The hardcoded paths to client binaries was a mediocre-at-best decision that was made a number of years back (early 2015) when we last had a major client software update. The change at that time required a very specific cutover plan in which both client versions were required (simultaneously during the change window which was several weeks in duration). Add in the test environment business and it was "simpler" to include the full paths. All of this was done before we moved anything into Git/Github.
The Change Catalyst
Things worked out "okay," but this spring we made a substantial change due to our database environment undergoing a major upgrade. The upgrade required a client-side (our production host) software upgrade and functional account password changes. Since we now work in a much more nimble environment (both on the database hosting side and via Git), it was time to really "fix" the problem and get rid of those bad paths and credentials stored in the repos.
The Solution
Short version: use include files and, for credentials, store them outside of/ignored in the repos. To do this, however, required some minor re-architecting of how we were kicking off such jobs.
Without going into excruciating detail, the existing/old setup is heavily leveraging cron include files (placed in /etc/cron.d
where they are picked up). These cron files include specific declarations of path variables (the aforementioned hardcoded paths) and, where necessary, also have the functional account credentials. After some failed starts to modify the existing behavior (e.g. make cron files use environment variables), the obvious solution comes to mind:
Move all that direct call business into normal shell (bash) scripts!
By using normal bash scripts, I can much more consistently and simply (e.g. source /path/to/include
) bring in a central version of environment variables as necessary, even maintain separate client versions should it be required in the future. Further, this switch makes it also pretty simple to "include" (via source
) variables such as credential information from files either outside of the repos or which are ignored from them.

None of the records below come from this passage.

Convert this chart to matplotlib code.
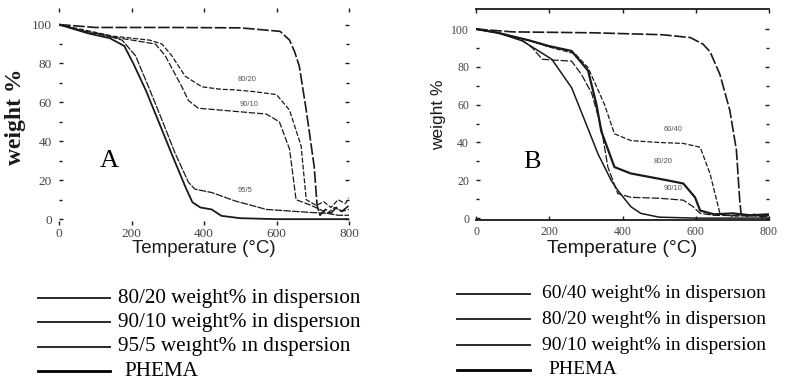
import matplotlib
matplotlib.use("Agg")
import matplotlib.pyplot as plt
from matplotlib.lines import Line2D

# ---------------- data ----------------
# Panel A
A_top_T = [0, 100, 300, 500, 610, 636, 650, 663, 682, 704, 712, 720, 735, 750, 765, 780, 800]
A_top_W = [100, 98.5, 98.5, 98.3, 96.5, 92, 86, 78.5, 56, 27, 7, 2, 5, 3, 6, 4, 7]

A_8020_T = [0, 50, 100, 150, 200, 250, 284, 311, 348, 394, 448, 480, 540, 600, 636, 668, 682, 710, 730, 750, 770, 790, 800]
A_8020_W = [100, 98, 96, 94, 93, 92, 90, 84, 73.5, 68, 66.7, 66.5, 65.5, 64, 56, 37.5, 10, 7, 9, 6, 10, 8, 11]

A_9010_T = [0, 80, 150, 202, 266, 293, 339, 357, 384, 448, 572, 608, 636, 654, 690, 720, 740, 760, 780, 800]
A_9010_W = [100, 96, 93.5, 92, 90, 84, 68, 61, 57, 56, 54, 50, 36, 10, 7.5, 5, 3, 6, 4, 5]

A_955_T = [0, 60, 120, 174, 211, 247, 284, 320, 357, 375, 421, 485, 572, 690, 740, 770, 800]
A_955_W = [100, 97, 95, 92, 84, 68, 51, 34, 19, 15.4, 13.7, 9.4, 5, 3.5, 3, 2, 2]

A_PH_T = [0, 80, 140, 180, 205, 240, 275, 312, 350, 368, 390, 421, 448, 500, 600, 700, 800]
A_PH_W = [100, 95.5, 93, 89, 80, 66, 50, 33, 16, 8.7, 6, 5, 1.7, 0.5, 0, 0, 0]

# Panel B
B_top_T = [0, 100, 323, 508, 585, 620, 639, 666, 693, 711, 720, 724, 740, 760, 780, 800]
B_top_W = [100, 98.5, 98, 97, 95.5, 92, 88, 76, 57, 36, 9.5, 2, 1, 2, 0.5, 1.5]

B_6040_T = [0, 60, 145, 200, 270, 306, 351, 378, 423, 500, 566, 612, 639, 666, 700, 750, 800]
B_6040_W = [100, 98, 94, 90.5, 87, 79.6, 60, 44.6, 41, 40, 39.5, 37.5, 23.5, 2.5, 1, 1.5, 1]

B_8020_T = [0, 60, 145, 199, 261, 306, 329, 342, 378, 423, 522, 566, 598, 612, 650, 700, 750, 800]
B_8020_W = [100, 98, 94, 91, 88.4, 78, 60, 46, 27, 23.6, 20, 18.3, 11, 4, 2, 2.5, 1.5, 2]

B_9010_T = [0, 60, 127, 154, 181, 220, 261, 288, 316, 342, 360, 387, 423, 500, 566, 593, 612, 650, 800]
B_9010_W = [100, 98, 94, 90, 84, 83.5, 83, 76, 66, 48, 27, 13, 11, 10.5, 9.5, 6, 2.5, 1.5, 1]

B_PH_T = [0, 60, 127, 199, 207, 261, 297, 333, 369, 387, 423, 450, 500, 600, 800]
B_PH_W = [100, 98, 93.7, 85, 84, 69, 51.6, 34, 20, 14.7, 6, 2.5, 0.5, 0, 0]

x_ticks = [0, 200, 400, 600, 800]
y_ticks = [0, 20, 40, 60, 80, 100]

legend_A = ["80/20 weight% in dispersıon", "90/10 weight% in dispersıon",
            "95/5 weıght% ın dıspersion", "PHEMA"]
legend_B = ["60/40 weight% in dispersıon", "80/20 weıght% in dispersıon",
            "90/10 weight% in dispersion", "PHEMA"]

curve_labels_A = ["80/20", "90/10", "95/5"]
curve_labels_B = ["60/40", "80/20", "90/10"]

# ---------------- figure ----------------
W, H = 792, 389
fig = plt.figure(figsize=(W / 100, H / 100), dpi=100)
fig.patch.set_facecolor("white")

def fx(px):
    return px / W

def fy(py):
    return 1 - py / H

ink = "#1a1a1a"

def style_axes(ax, ylim, show_tb, lsize, xpad):
    ax.set_xlim(0, 800)
    ax.set_ylim(*ylim)
    ax.set_xticks(x_ticks)
    ax.set_yticks(y_ticks)
    ax.set_yticks(list(range(10, 100, 20)), minor=True)
    ax.tick_params(axis="both", which="both", direction="in", top=True, right=True,
                   length=3, width=1, colors=ink, labelsize=lsize, pad=5)
    ax.tick_params(axis="x", pad=xpad)
    ax.tick_params(axis="both", which="minor", length=2)
    for lab in ax.get_xticklabels() + ax.get_yticklabels():
        lab.set_family("Liberation Serif")
        lab.set_color("#444444")
    for side in ["left", "right"]:
        ax.spines[side].set_visible(False)
    for side in ["top", "bottom"]:
        ax.spines[side].set_visible(show_tb)
        ax.spines[side].set_color(ink)
        ax.spines[side].set_linewidth(1.3)

# ---- Panel A ----
axA = fig.add_axes([fx(59), fy(225), fx(349) - fx(59), fy(8) - fy(225)])
style_axes(axA, (-3, 108.5), False, 9.5, 2.5)
axA.plot(A_top_T, A_top_W, color=ink, lw=1.2, dashes=(7, 1.5))
axA.plot(A_8020_T, A_8020_W, color=ink, lw=0.9, dashes=(4, 1.5))
axA.plot(A_9010_T, A_9010_W, color=ink, lw=0.9, dashes=(5, 1.5))
axA.plot(A_955_T, A_955_W, color=ink, lw=0.9, dashes=(6, 1))
axA.plot(A_PH_T, A_PH_W, color=ink, lw=1.3)
axA.text(113, 26.7, "A", fontsize=19, family="Liberation Serif", color="black")
for lab, (x, y) in zip(curve_labels_A, [(494, 71), (499, 58), (494, 14)]):
    axA.text(x, y, lab, fontsize=5.5, color="#555555", family="Liberation Sans")
axA.set_xlabel("Temperature (°C)", fontsize=13.5, family="Liberation Sans", color=ink, labelpad=0)
axA.set_ylabel("weight %", fontsize=17, family="Liberation Serif", fontweight="bold",
               color=ink, labelpad=4)

# ---- Panel B ----
axB = fig.add_axes([fx(476), fy(220), fx(769) - fx(476), fy(9) - fy(220)])
style_axes(axB, (-1, 110.6), True, 8.5, 4)
axB.plot(B_top_T, B_top_W, color=ink, lw=1.2, dashes=(7, 1.5))
axB.plot(B_6040_T, B_6040_W, color=ink, lw=0.9, dashes=(4, 1.5))
axB.plot(B_8020_T, B_8020_W, color=ink, lw=1.6)
axB.plot(B_9010_T, B_9010_W, color=ink, lw=0.9, dashes=(6, 1.5))
axB.plot(B_PH_T, B_PH_W, color=ink, lw=1.1)
axB.text(128, 26.5, "B", fontsize=19, family="Liberation Serif", color="black")
for lab, (x, y) in zip(curve_labels_B, [(511, 46), (484, 29), (511, 15)]):
    axB.text(x, y, lab, fontsize=5.5, color="#555555", family="Liberation Sans")
axB.set_xlabel("Temperature (°C)", fontsize=14, family="Liberation Sans", color=ink, labelpad=2)
axB.set_ylabel("weight %", fontsize=12.5, family="Liberation Sans", color=ink, labelpad=4)

# ---- legends below panels ----
def draw_legend(labels, x0, x1, xt, rows, size):
    for i, (lab, yrow) in enumerate(zip(labels, rows)):
        last = i == len(labels) - 1
        fig.add_artist(Line2D([fx(x0), fx(x1)], [fy(yrow), fy(yrow)],
                              transform=fig.transFigure,
                              color="black" if last else "#2a2a2a",
                              lw=2.0 if last else 1.4))
        fig.text(fx(xt + (6 if last else 0)), fy(yrow), lab, fontsize=size,
                 family="Liberation Serif", va="center", ha="left", color="black")

draw_legend(legend_A, 38, 110, 118, [298, 322, 347, 371], 15.2)
draw_legend(legend_B, 457, 530, 542, [294, 319, 345, 370], 14)

fig.savefig("out.png", dpi=100, facecolor="white")
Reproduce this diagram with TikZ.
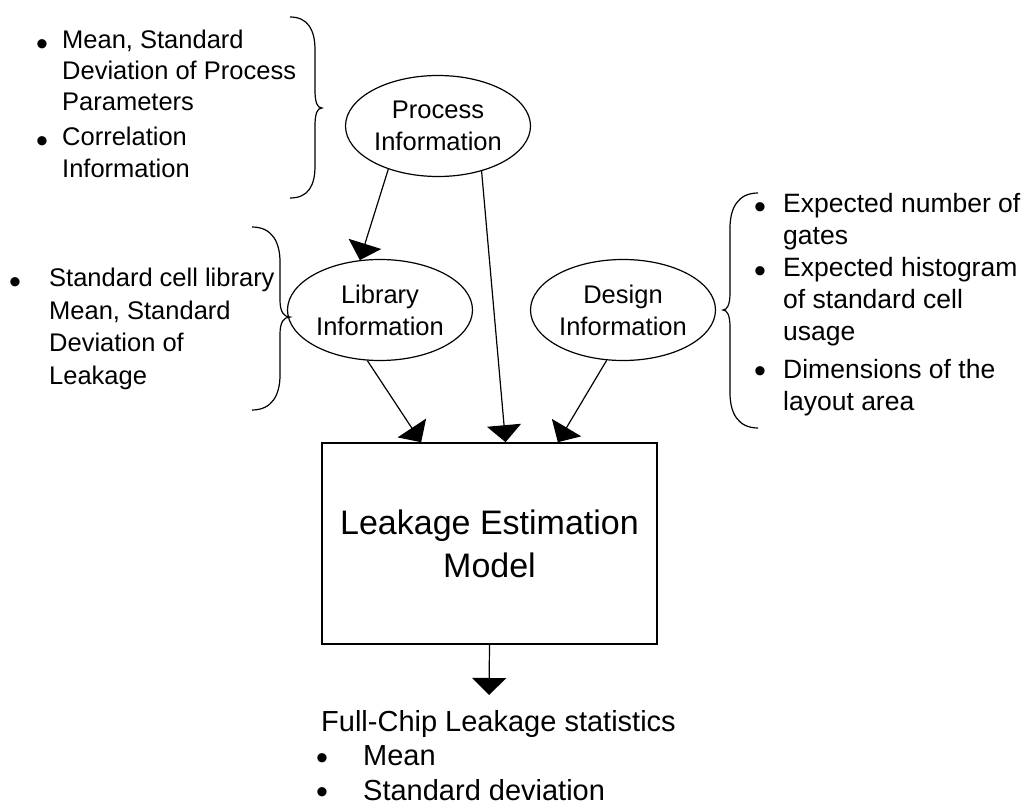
\documentclass[tikz,border=0pt]{standalone}
\usepackage{fontspec}
\setmainfont{Liberation Sans}
\usetikzlibrary{shapes.geometric,arrows.meta}

\tikzset{
  info/.style={ellipse, draw, line width=1.2pt, minimum width=185pt, minimum height=101pt,
    inner sep=0pt, align=center, font=\fontsize{25.5}{32}\selectfont},
  modelbox/.style={draw, line width=1.6pt, minimum width=335pt, minimum height=201pt,
    inner sep=0pt, align=center, font=\fontsize{34}{43}\selectfont},
  note/.style={anchor=north west, inner sep=0pt, align=left, font=\fontsize{25.5}{31}\selectfont},
  dot/.style={anchor=base, inner sep=0pt, yshift=-7.5pt, font=\fontsize{34}{34}\selectfont},
  flow/.style={-{Triangle[length=17pt,width=34pt]}, line width=1.2pt},
  curly/.style={line width=1.2pt}
}

\begin{document}
\begin{tikzpicture}[x=1pt,y=-1pt]
  \useasboundingbox (0,0) rectangle (1032,810);

  % sources and model
  \node[info] (proc) at (438,126) {Process\\Information};
  \node[info] (lib)  at (380,310) {Library\\Information};
  \node[info] (des)  at (623,310) {Design\\Information};
  \node[modelbox] (model) at (489.5,543.5) {Leakage Estimation\\Model};
  \coordinate (out) at (489,695);

  % connectors
  \draw[flow] (proc.221) -- (lib.112);
  \draw[flow] (proc.314) -- (model.81);
  \draw[flow] (lib.256)  -- (model.124);
  \draw[flow] (des.252)  -- (model.56);
  \draw[flow] (model.south) -- (out);

  % braces
  \draw[curly] (290,17) .. controls (308,17) and (315,30) .. (315,50) -- (315,90)
    .. controls (315,102) and (317,108) .. (322,108)
    .. controls (317,108) and (315,114) .. (315,126) -- (315,166)
    .. controls (315,186) and (308,198) .. (290,198);
  \draw[curly] (252,227) .. controls (272,227) and (280,242) .. (280,262) -- (280,300)
    .. controls (280,312) and (284,317) .. (290,317)
    .. controls (284,317) and (280,322) .. (280,334) -- (280,375)
    .. controls (280,395) and (272,410) .. (252,410);
  \draw[curly] (758,193) .. controls (738,193) and (730,208) .. (730,228) -- (730,293)
    .. controls (730,305) and (727,310) .. (723,310)
    .. controls (727,310) and (730,315) .. (730,327) -- (730,393)
    .. controls (730,413) and (738,428) .. (758,428);

  % process notes
  \node[dot] (pb1) at (42,48) {\textbullet};
  \node[note] (pmean) at (62,30) {Mean, Standard\\Deviation of Process\\Parameters};
  \node[dot] (pb2) at (42,145) {\textbullet};
  \node[note, font=\fontsize{25.5}{32}\selectfont] (pcorr) at (62,127) {Correlation\\Information};

  % library notes
  \node[dot] (lb1) at (15,286) {\textbullet};
  \node[note, font=\fontsize{25.5}{32.5}\selectfont] (lcell) at (49,268)
    {Standard cell library\\Mean, Standard\\Deviation of\\Leakage};

  % design notes
  \node[dot] (db1) at (760,211) {\textbullet};
  \node[note, font=\fontsize{26.5}{32}\selectfont] (dgates) at (783,193) {Expected number of\\gates};
  \node[dot] (db2) at (760,275) {\textbullet};
  \node[note, font=\fontsize{26.5}{32}\selectfont] (dhist) at (783,257) {Expected histogram\\of standard cell\\usage};
  \node[dot] (db3) at (760,375) {\textbullet};
  \node[note, font=\fontsize{26.5}{32}\selectfont] (darea) at (783,359) {Dimensions of the\\layout area};

  % output statistics
  \node[note, font=\fontsize{29}{35}\selectfont] (stats) at (321,710) {Full-Chip Leakage statistics};
  \node[dot] (sb1) at (322,762) {\textbullet};
  \node[note, font=\fontsize{29}{35}\selectfont] (smean) at (363,745) {Mean};
  \node[dot] (sb2) at (322,796) {\textbullet};
  \node[note, font=\fontsize{29}{35}\selectfont] (ssd) at (363,779) {Standard deviation};
\end{tikzpicture}
\end{document}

The only real downside is that there are now several more bash scripts in the repos, effectively one for each cron entry of old. However, using the Powershell model of verb-noun cmdlets in script naming (e.g. run-thing.sh
), at least it is more obvious which are the 'calling' scripts versus the 'doing' scripts.
So Far, A Good Change
Testing all of these changes was a bit of an adventure, namely due to the sheer volume of changes. But the change is good -- passwords and credentials are no longer in the repository (and the passwords for functional accounts have been changed since extracting them), and we're now by default using the generalized version of client binary paths (e.g. /usr/bin/application
vs. /usr/lib/software/version/path/application
) in the include files. Should we ever need to reference specific versions, the more central/singular includes can be easily changed versus a hundred individual changes across ten repos.
The real takeaway here is that it's never really too late to go deal with your old technical debt and poor choices. Sure it can take some planning and time, but in the end I know for a change like I've written about here...I can feel better about the defunct need for future me to remember all those super strange 'gotchas.'